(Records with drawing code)
***
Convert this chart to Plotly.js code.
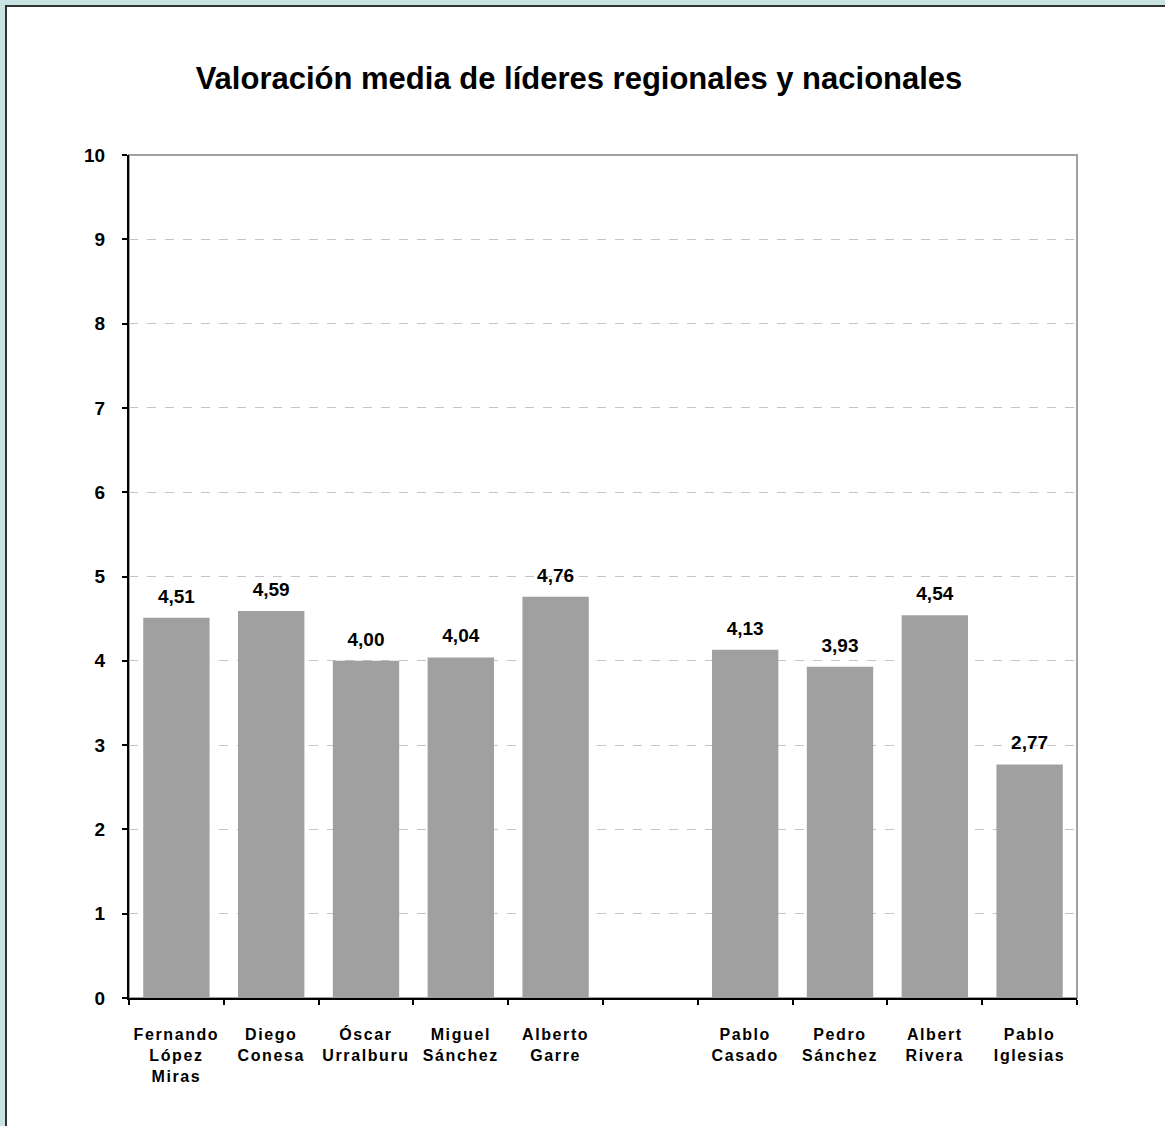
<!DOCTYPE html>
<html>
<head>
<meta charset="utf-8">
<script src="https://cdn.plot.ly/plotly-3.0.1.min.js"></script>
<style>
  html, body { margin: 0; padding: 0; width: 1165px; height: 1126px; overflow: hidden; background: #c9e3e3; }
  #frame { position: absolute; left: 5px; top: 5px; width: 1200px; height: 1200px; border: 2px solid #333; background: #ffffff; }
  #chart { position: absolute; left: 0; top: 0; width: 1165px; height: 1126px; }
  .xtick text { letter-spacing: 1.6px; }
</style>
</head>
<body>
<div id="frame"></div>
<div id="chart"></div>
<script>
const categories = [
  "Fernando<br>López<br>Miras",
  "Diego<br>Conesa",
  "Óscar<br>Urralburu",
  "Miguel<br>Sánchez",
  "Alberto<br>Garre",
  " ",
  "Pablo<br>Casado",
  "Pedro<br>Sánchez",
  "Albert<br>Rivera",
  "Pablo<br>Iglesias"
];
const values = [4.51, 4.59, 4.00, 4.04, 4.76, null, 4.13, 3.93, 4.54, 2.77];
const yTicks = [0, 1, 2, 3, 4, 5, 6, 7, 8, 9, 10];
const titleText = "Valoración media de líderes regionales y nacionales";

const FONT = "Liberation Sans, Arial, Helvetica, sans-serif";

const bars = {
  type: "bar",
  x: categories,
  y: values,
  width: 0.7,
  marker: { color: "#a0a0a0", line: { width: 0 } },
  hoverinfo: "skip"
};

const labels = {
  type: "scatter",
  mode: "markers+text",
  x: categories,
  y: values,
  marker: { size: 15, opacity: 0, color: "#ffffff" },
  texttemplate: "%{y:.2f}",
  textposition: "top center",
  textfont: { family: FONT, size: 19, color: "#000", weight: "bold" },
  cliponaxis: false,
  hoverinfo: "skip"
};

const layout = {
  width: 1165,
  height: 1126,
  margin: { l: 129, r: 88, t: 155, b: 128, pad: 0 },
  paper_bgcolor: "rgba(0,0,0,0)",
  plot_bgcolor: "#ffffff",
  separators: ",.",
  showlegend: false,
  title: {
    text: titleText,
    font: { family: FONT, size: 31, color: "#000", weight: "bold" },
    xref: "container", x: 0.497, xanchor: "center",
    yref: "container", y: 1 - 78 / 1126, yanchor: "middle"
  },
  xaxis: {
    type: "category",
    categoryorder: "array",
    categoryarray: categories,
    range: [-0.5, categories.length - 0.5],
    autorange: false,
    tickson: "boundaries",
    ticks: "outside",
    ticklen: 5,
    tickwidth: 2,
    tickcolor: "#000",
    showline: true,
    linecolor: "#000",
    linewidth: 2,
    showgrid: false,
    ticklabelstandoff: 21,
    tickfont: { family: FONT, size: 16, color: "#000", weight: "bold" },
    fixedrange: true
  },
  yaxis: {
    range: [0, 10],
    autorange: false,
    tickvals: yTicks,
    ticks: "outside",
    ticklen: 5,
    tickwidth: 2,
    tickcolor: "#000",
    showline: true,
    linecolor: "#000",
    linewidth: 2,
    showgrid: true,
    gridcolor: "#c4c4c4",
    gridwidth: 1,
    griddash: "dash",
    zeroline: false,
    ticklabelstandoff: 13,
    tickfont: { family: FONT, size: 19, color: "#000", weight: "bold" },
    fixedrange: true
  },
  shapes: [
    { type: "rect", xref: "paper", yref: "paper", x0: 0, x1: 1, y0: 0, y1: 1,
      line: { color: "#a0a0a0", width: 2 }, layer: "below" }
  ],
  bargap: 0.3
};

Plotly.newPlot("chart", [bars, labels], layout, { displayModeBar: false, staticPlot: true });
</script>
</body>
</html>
***
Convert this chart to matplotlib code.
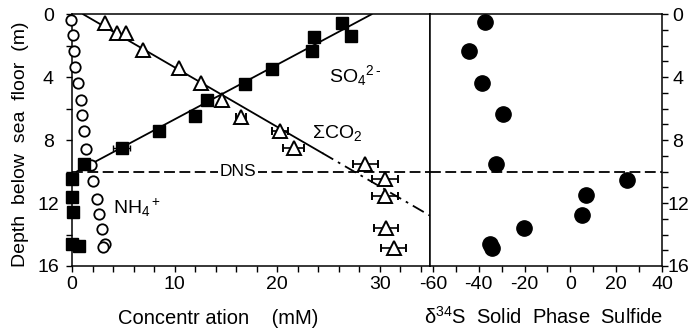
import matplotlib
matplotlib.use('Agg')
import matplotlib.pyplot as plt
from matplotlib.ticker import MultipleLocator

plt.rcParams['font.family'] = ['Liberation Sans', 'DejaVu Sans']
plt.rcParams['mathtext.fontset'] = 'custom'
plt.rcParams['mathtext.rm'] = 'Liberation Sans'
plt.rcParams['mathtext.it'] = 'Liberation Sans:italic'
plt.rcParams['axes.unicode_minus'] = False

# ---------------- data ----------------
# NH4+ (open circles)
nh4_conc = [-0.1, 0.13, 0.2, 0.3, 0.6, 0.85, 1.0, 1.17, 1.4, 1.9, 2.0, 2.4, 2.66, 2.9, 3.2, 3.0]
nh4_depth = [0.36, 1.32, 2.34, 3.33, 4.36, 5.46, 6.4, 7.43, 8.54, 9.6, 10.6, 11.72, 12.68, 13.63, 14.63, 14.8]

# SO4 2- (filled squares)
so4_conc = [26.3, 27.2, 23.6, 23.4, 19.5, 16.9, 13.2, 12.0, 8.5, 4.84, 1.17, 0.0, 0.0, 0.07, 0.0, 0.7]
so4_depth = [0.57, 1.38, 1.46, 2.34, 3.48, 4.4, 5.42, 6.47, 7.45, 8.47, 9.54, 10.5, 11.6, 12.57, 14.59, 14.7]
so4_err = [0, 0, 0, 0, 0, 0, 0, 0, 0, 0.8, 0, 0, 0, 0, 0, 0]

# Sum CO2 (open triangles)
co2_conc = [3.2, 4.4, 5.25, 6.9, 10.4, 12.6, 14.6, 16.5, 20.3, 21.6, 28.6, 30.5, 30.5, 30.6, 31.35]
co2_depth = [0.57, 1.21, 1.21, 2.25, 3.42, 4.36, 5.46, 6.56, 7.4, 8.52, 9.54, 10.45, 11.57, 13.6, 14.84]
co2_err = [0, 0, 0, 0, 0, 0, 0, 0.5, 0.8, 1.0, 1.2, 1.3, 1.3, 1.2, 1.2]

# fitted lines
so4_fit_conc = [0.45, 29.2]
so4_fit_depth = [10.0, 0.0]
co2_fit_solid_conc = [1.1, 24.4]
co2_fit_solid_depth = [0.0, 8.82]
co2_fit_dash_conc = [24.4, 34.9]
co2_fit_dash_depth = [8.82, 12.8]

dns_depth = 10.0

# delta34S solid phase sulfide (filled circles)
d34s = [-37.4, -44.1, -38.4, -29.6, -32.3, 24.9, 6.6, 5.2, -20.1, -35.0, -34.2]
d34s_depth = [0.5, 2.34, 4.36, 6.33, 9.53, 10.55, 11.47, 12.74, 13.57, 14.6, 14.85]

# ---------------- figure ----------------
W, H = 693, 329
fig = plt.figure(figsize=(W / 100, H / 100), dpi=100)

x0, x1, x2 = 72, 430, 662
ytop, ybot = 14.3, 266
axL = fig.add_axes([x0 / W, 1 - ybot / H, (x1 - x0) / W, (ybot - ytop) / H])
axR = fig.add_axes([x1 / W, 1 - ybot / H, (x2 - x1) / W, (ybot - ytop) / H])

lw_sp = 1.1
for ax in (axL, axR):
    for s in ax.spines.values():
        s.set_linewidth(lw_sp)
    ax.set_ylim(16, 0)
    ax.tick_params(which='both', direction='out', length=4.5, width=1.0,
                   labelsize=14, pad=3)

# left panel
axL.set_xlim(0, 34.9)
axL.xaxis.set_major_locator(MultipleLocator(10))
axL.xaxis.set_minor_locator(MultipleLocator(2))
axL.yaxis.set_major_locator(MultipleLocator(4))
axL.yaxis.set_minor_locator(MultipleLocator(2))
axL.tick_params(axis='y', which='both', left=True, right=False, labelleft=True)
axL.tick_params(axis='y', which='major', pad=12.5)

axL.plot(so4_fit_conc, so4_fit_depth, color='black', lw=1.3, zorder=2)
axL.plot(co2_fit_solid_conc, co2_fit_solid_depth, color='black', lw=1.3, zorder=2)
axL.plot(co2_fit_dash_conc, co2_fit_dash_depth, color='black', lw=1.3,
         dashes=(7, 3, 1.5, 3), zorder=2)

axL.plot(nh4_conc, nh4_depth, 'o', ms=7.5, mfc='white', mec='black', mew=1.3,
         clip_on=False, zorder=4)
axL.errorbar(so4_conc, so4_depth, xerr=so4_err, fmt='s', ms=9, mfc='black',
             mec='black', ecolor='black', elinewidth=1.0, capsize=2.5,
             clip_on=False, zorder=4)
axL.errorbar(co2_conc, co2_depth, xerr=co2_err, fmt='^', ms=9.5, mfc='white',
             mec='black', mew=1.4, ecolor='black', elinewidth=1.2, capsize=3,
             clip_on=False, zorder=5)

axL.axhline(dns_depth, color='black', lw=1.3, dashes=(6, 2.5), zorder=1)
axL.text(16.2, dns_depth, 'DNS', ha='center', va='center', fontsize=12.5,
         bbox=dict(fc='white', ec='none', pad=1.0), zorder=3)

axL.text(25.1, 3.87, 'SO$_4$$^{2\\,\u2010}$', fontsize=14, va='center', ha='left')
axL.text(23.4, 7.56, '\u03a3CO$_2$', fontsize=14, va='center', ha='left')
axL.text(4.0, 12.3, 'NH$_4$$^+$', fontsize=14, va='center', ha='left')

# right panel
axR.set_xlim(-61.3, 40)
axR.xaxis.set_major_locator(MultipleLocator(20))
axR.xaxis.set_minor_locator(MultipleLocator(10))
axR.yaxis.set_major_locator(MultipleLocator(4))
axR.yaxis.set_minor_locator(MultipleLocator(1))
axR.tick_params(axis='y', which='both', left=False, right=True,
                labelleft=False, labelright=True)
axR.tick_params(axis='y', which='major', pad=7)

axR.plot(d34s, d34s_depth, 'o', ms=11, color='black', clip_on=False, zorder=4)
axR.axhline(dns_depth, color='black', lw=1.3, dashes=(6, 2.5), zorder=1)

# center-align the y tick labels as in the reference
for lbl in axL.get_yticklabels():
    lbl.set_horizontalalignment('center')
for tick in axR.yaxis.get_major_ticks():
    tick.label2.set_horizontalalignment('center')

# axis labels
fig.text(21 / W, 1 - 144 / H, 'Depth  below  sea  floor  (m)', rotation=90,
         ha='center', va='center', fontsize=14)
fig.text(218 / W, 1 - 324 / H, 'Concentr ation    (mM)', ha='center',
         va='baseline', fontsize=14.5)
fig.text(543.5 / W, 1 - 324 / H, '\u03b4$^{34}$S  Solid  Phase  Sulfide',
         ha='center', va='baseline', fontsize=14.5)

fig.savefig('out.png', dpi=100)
***
■ EXERCISE AIM
Give the lines above again exactly, from the one containing "Convert this chart to matplotlib code." to the one containing "0, 0, 0, 0, 0]", both included, but leave out the pictures.

■ RESULT
Convert this chart to matplotlib code.
import matplotlib
matplotlib.use('Agg')
import matplotlib.pyplot as plt
from matplotlib.ticker import MultipleLocator

plt.rcParams['font.family'] = ['Liberation Sans', 'DejaVu Sans']
plt.rcParams['mathtext.fontset'] = 'custom'
plt.rcParams['mathtext.rm'] = 'Liberation Sans'
plt.rcParams['mathtext.it'] = 'Liberation Sans:italic'
plt.rcParams['axes.unicode_minus'] = False

# ---------------- data ----------------
# NH4+ (open circles)
nh4_conc = [-0.1, 0.13, 0.2, 0.3, 0.6, 0.85, 1.0, 1.17, 1.4, 1.9, 2.0, 2.4, 2.66, 2.9, 3.2, 3.0]
nh4_depth = [0.36, 1.32, 2.34, 3.33, 4.36, 5.46, 6.4, 7.43, 8.54, 9.6, 10.6, 11.72, 12.68, 13.63, 14.63, 14.8]

# SO4 2- (filled squares)
so4_conc = [26.3, 27.2, 23.6, 23.4, 19.5, 16.9, 13.2, 12.0, 8.5, 4.84, 1.17, 0.0, 0.0, 0.07, 0.0, 0.7]
so4_depth = [0.57, 1.38, 1.46, 2.34, 3.48, 4.4, 5.42, 6.47, 7.45, 8.47, 9.54, 10.5, 11.6, 12.57, 14.59, 14.7]
so4_err = [0, 0, 0, 0, 0, 0, 0, 0, 0, 0.8, 0, 0, 0, 0, 0, 0]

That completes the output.